Step 1: Understand the sequence.
Each term is a nested square root of $7$. The first term is $a_1=\sqrt{7}$, the next is $a_2=\sqrt{7+\sqrt{7}}$, and so on. Every new term adds one more layer. All terms are positive.
Step 2: Find what value it heads toward.
If the nesting goes on forever, the value settles at a number $L$ that satisfies $L=\sqrt{7+L}$. This is because adding one more layer to a very deep nest does not change it much.
Step 3: Solve for that limit.
Square both sides: $L^2=7+L$, so $L^2-L-7=0$. Using the quadratic formula, $L=\frac{1+\sqrt{1+28}}{2}=\frac{1+\sqrt{29}}{2}$. We keep the positive root since the value is positive.
Step 4: Estimate the limit.
Since $\sqrt{29}\approx 5.385$, the limit is about $\frac{1+5.385}{2}\approx 3.19$. So the whole sequence climbs toward roughly $3.19$.
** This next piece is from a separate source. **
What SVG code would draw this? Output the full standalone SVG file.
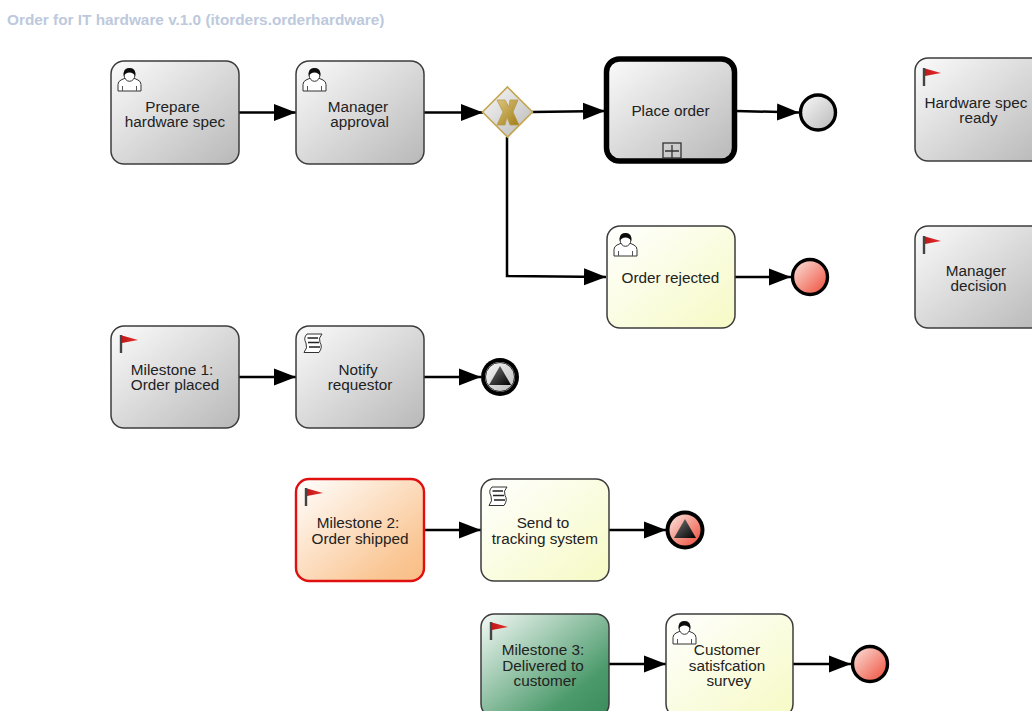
<svg xmlns="http://www.w3.org/2000/svg" width="1032" height="711" viewBox="0 0 1032 711">
<style>
text{font-family:"Liberation Sans",Arial,sans-serif;font-size:15.3px;fill:#222;text-anchor:middle}
.title{font-size:15.35px;font-weight:bold;fill:#bdc9dc;text-anchor:start}
.task{stroke:#3c3c3c;stroke-width:1.5}
.grey{fill:url(#gGrey)}.yellow{fill:url(#gYellow)}.orange{fill:url(#gOrange)}.green{fill:url(#gGreen)}
.conn{fill:none;stroke:#000;stroke-width:2.5;marker-end:url(#arrow)}
.ev{stroke:#000;stroke-width:3.4}
.ic{fill:#fff;stroke:#333;stroke-width:1}
</style>
<defs>
<linearGradient id="gGrey" x1="0" y1="0" x2="1" y2="1"><stop offset="0" stop-color="#fbfbfb"/><stop offset="1" stop-color="#b8b8b8"/></linearGradient>
<linearGradient id="gYellow" x1="0" y1="0" x2="1" y2="1"><stop offset="0" stop-color="#ffffff"/><stop offset="1" stop-color="#f6fac4"/></linearGradient>
<linearGradient id="gOrange" x1="0" y1="0" x2="1" y2="1"><stop offset="0" stop-color="#ffffff"/><stop offset=".8" stop-color="#fac694"/><stop offset="1" stop-color="#f9bd85"/></linearGradient>
<linearGradient id="gGreen" x1="0" y1="0" x2="1" y2="1"><stop offset="0" stop-color="#f4f9f6"/><stop offset=".75" stop-color="#4b9a6b"/><stop offset="1" stop-color="#3a8a5c"/></linearGradient>
<linearGradient id="gRed" x1="0" y1="0" x2="1" y2="1"><stop offset="0" stop-color="#fbe6e0"/><stop offset="1" stop-color="#ee4a36"/></linearGradient>
<linearGradient id="gEv" x1="0" y1="0" x2="1" y2="1"><stop offset="0" stop-color="#fafafa"/><stop offset="1" stop-color="#b8b8b8"/></linearGradient>
<linearGradient id="gTri" x1="0" y1="0" x2="1" y2="1"><stop offset="0" stop-color="#777"/><stop offset="1" stop-color="#000"/></linearGradient>
<linearGradient id="gX" x1="0" y1="0" x2="1" y2="1"><stop offset="0" stop-color="#dcc57e"/><stop offset="1" stop-color="#a17d18"/></linearGradient>
<linearGradient id="gFlag" x1="0" y1="0" x2="1" y2="0"><stop offset="0" stop-color="#c01818"/><stop offset="1" stop-color="#e83030"/></linearGradient>
<marker id="arrow" markerUnits="userSpaceOnUse" markerWidth="24" markerHeight="20" refX="22" refY="9" orient="auto"><path d="M0 0.500L22 9L0 17.500Z" fill="#000"/></marker>
<g id="user">
<path class="ic" d="M0 23V16.500Q0 13.500 3 12L7.500 10H15.500L20 12Q23 13.500 23 16.500V23Z"/>
<path d="M4.500 23V18M18.500 23V18" stroke="#555" fill="none"/>
<ellipse cx="11.500" cy="7" rx="5.400" ry="6.300" fill="#fff" stroke="#333"/>
<path d="M5.800 8Q4.600 0 11.500 0Q18.400 0 17.200 8Q15.500 4.500 11.500 4.500Q7.500 4.500 5.800 8Z" fill="#0c0c0c"/>
</g>
<g id="flag"><path d="M1 0V18" stroke="#444" stroke-width="2.400"/><path d="M2 0.500L18 5L2 8Z" fill="url(#gFlag)"/></g>
<g id="script">
<path class="ic" d="M4 1H19Q15 5 17 9.500Q20 14 16 19.500H1Q5 15 3 10Q0 5 4 1Z" stroke-width="1.500"/>
<path d="M4.500 5H15M5 9.500H16M6 14H17" stroke="#222" fill="none" stroke-width="1.500"/>
</g>
</defs>
<rect width="1032" height="711" fill="#fff"/>
<text class="title" x="7" y="25">Order for IT hardware v.1.0 (itorders.orderhardware)</text>

<g id="connectors">
<path class="conn" d="M239 112.500H296"/>
<path class="conn" d="M424 112.500H483"/>
<path class="conn" d="M532 112L605 111"/>
<path class="conn" d="M736 111L799 112.500"/>
<path class="conn" d="M507 137V276L606 277"/>
<path class="conn" d="M735 277H791"/>
<path class="conn" d="M239 377H296"/>
<path class="conn" d="M424 377H481"/>
<path class="conn" d="M424 530H481"/>
<path class="conn" d="M609 530H666"/>
<path class="conn" d="M609 664H666"/>
<path class="conn" d="M793 664H851"/>
</g>

<g id="prepare"><rect class="task grey" x="111" y="61" width="128" height="103" rx="13"/><use href="#user" x="118" y="68"/><text x="172.500" y="111.500">Prepare</text><text x="175" y="126.500">hardware spec</text></g>
<g id="manager"><rect class="task grey" x="296" y="61" width="128" height="103" rx="13"/><use href="#user" x="303" y="68"/><text x="358" y="111.500">Manager</text><text x="359.500" y="126.500">approval</text></g>
<g id="gateway"><path d="M507.500 87L532.500 112L507.500 137L482.500 112Z" fill="url(#gEv)" stroke="#c4a652" stroke-width="1.600"/><path d="M497 100H505L509 107L510 100H518L513 112L519 125H510L507 117L505 125H497L503 112Z" fill="url(#gX)" stroke="#b89a48" stroke-width=".8"/></g>
<g id="place-order"><rect x="606.500" y="59" width="128" height="102" rx="13" class="grey" stroke="#000" stroke-width="5.500"/><text x="670.500" y="116">Place order</text><rect x="663" y="143" width="18" height="15" fill="none" stroke="#333" stroke-width="1.300"/><path d="M672 145V158M665 151H679" stroke="#333" stroke-width="1.300" fill="none"/></g>
<g id="end-1"><circle class="ev" cx="818" cy="112.500" r="17.500" fill="url(#gEv)"/></g>
<g id="hardware-ready"><rect class="task grey" x="915" y="58" width="130" height="103" rx="13"/><use href="#flag" x="923" y="68"/><text x="976" y="108">Hardware spec</text><text x="978.500" y="123">ready</text></g>
<g id="manager-decision"><rect class="task grey" x="915" y="226" width="130" height="102" rx="13"/><use href="#flag" x="923" y="236"/><text x="976" y="276">Manager</text><text x="978.500" y="291">decision</text></g>
<g id="rejected"><rect class="task yellow" x="607" y="226" width="128" height="102" rx="13"/><use href="#user" x="614" y="233"/><text x="670.500" y="283">Order rejected</text></g>
<g id="end-2"><circle class="ev" cx="810" cy="277" r="17.500" fill="url(#gRed)"/></g>
<g id="milestone-1"><rect class="task grey" x="111" y="326" width="128" height="102" rx="13"/><use href="#flag" x="120" y="335"/><text x="172" y="375">Milestone 1:</text><text x="175" y="390">Order placed</text></g>
<g id="notify"><rect class="task grey" x="296" y="326" width="128" height="102" rx="13"/><use href="#script" x="303" y="333"/><text x="358" y="375">Notify</text><text x="360" y="390">requestor</text></g>
<g id="end-3"><circle cx="500" cy="377" r="19" fill="#000"/><circle cx="500" cy="377" r="15" fill="url(#gEv)"/><circle cx="500" cy="377" r="14.500" fill="none" stroke="#000" stroke-width=".8"/><path d="M500 366L511 385H489Z" fill="url(#gTri)"/></g>
<g id="milestone-2"><rect x="296" y="479" width="128" height="102" rx="13" class="orange" stroke="#e01010" stroke-width="2.400"/><use href="#flag" x="305" y="488"/><text x="358" y="528">Milestone 2:</text><text x="360" y="544">Order shipped</text></g>
<g id="send"><rect class="task yellow" x="481" y="479" width="128" height="102" rx="13"/><use href="#script" x="488" y="486"/><text x="543" y="528">Send to</text><text x="545" y="544">tracking system</text></g>
<g id="end-4"><circle cx="685" cy="530" r="19.500" fill="#000"/><circle cx="685" cy="530" r="15.500" fill="url(#gRed)"/><path d="M685 519L696 538H674Z" fill="url(#gTri)"/></g>
<g id="milestone-3"><rect class="task green" x="481" y="614" width="128" height="103" rx="13"/><use href="#flag" x="490" y="622"/><text x="543" y="655">Milestone 3:</text><text x="543" y="671">Delivered to</text><text x="545" y="686">customer</text></g>
<g id="survey"><rect class="task yellow" x="666" y="614" width="127" height="103" rx="13"/><use href="#user" x="673" y="621"/><text x="727" y="655">Customer</text><text x="727" y="671">satisfcation</text><text x="729" y="686">survey</text></g>
<g id="end-5"><circle class="ev" cx="870" cy="664" r="17.500" fill="url(#gRed)"/></g>
</svg>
Step 5: Show terms stay below the limit.
Check the first term: $a_1=\sqrt{7}\approx 2.65$, which is below $3.19$. If any term $a_n$ is below $L$, then $a_{n+1}=\sqrt{7+a_n}<\sqrt{7+L}=L$. So by this chain reaction every term stays under $L$.
Step 6: Show the sequence keeps rising.
Each term is bigger than the one before, but never reaches $L$. So the terms increase and are squeezed under the ceiling $\frac{1+\sqrt{29}}{2}$.
Step 7: State the true bound.
Therefore for every $n$ the term is strictly less than this limit value.
\[ \boxed{a_n<\dfrac{1+\sqrt{29}}{2}\ \ \forall n\ge 1} \]